- Office of the Attorney General
Media Contact
Allie Zuliani, Deputy Press Secretary
Boston — Massachusetts Attorney General Andrea Joy Campbell and a coalition of 23 states today filed a motion asking the District Court of Massachusetts to enforce its December 11, 2025 order that prohibited the Federal Emergency Management Agency (FEMA) from terminating the Building Resilient Infrastructure and Communities Program (BRIC) and directed the agency to promptly take all steps necessary to reverse the termination.
For the past 30 years, the BRIC program has provided communities across the nation with resources to proactively fortify their infrastructure against natural disasters. By focusing on mitigation and community resilience, the program has saved lives, reduced injury, protected property, and saved money that would have otherwise been spent on post-disaster costs.
“The Trump Administration’s continued failure to resume the BRIC program leaves our communities vulnerable to floods, wildfires, power outages, and other disasters, putting countless lives at risk every day,” said AG Campbell. “Our municipalities cannot wait any longer, as critical projects across the Commonwealth remain unfinished and on pause. The Trump Administration must comply with the court order and resume the operation of this lifesaving program.”
On July 16, 2025 AG Campbell and the coalition filed a lawsuit to prevent FEMA from terminating its BRIC program – an action which had already delayed, scaled back, and cancelled hundreds of mitigation projects across the country depending on this funding. On December 11, 2025 the coalition won their case. The court declared the termination of this congressionally mandated program unlawful and ordered FEMA to promptly take all steps necessary to reverse the termination.
Over two months have passed and the federal government has offered no indication that they have complied with the court order. FEMA’s regional offices lack information about whether and when it will resume the BRIC program, and some have indicated that FEMA is taking a “wait and see” approach—contrary to the clear terms of the court’s order. During this time, the federal government has not identified any concrete steps that it has taken to reverse the BRIC termination.
AG Campbell and the coalition are asking the court to enforce the December 11 order by requiring the federal government to make pre-disaster mitigation funds available as required by statute, communicate the status and next steps for current BRIC projects to the states, communicate the reversal of the BRIC termination to all relevant stakeholders, and file status reports with the court outlining any actions taken or planned to comply with the order.

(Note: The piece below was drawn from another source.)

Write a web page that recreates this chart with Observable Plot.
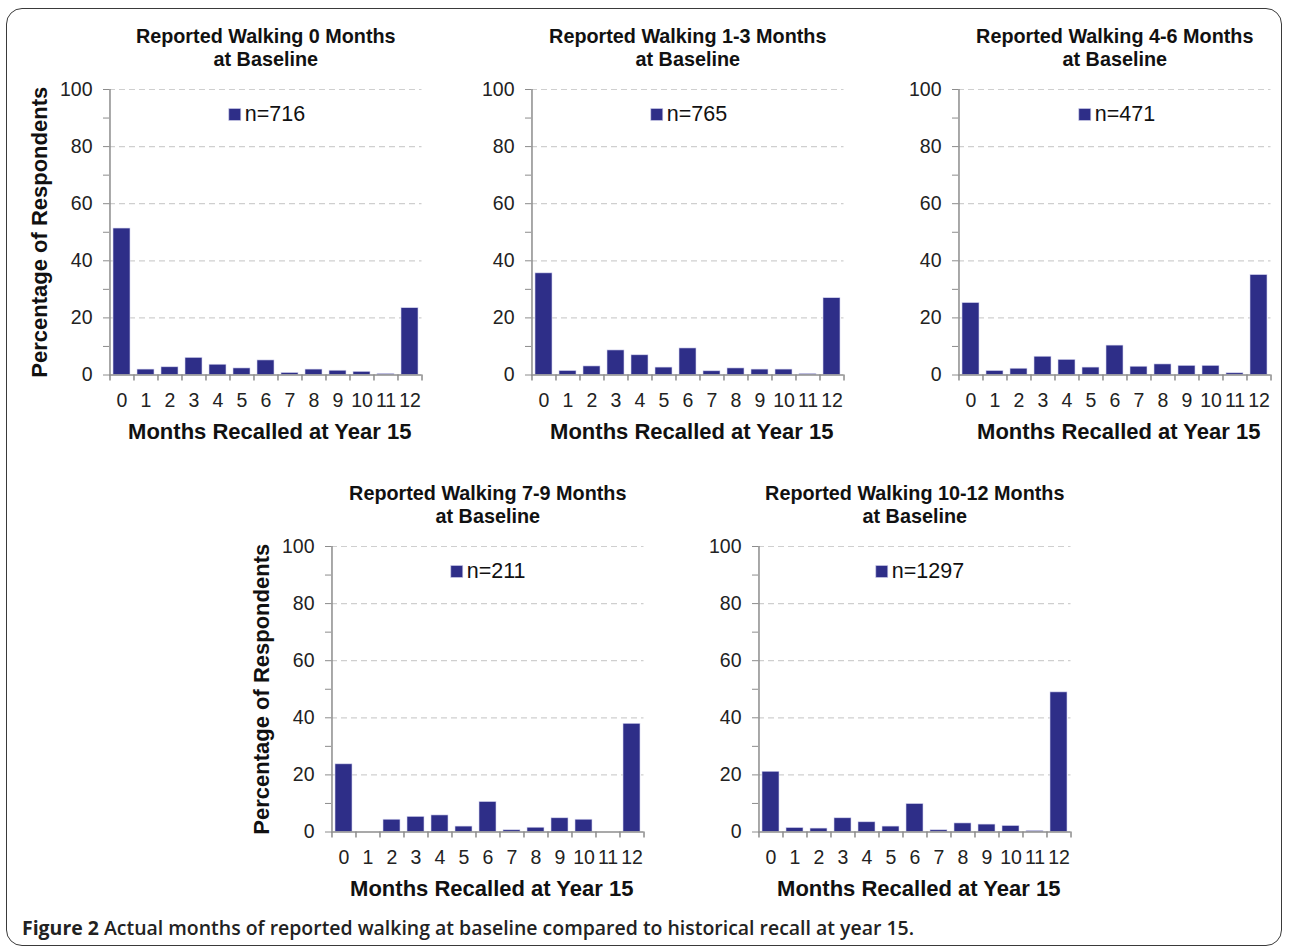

Over the past four years, FEMA has selected nearly 2,000 projects to receive roughly $4.5 billion in BRIC funding nationwide. Communities across the Commonwealth have been awaiting BRIC funds for planning and implementing climate proofing for vulnerable Boston neighborhoods, bridge upgrades in Manchester-by-the-Sea, flood protection efforts for the Blue Line tunnel connecting Logan Airport to Boston, flood and drought protection in Clarksburg, a major coastal flood resilience project in Chelsea and Everett, and critical local hazard mitigation planning for communities across the state, among other essential projects.
Joining AG Campbell in filing this motion, which she co-led with Washington Attorney General Nick Brown, are the attorneys general of Arizona, California, Colorado, Connecticut, Delaware, the District of Columbia, Illinois, Maine, Maryland, Michigan, Minnesota, New Jersey, New Mexico, New York, North Carolina, Oregon, Rhode Island, Vermont, Wisconsin, the governor of the Commonwealth of Pennsylvania, and the governor of the Commonwealth of Kentucky.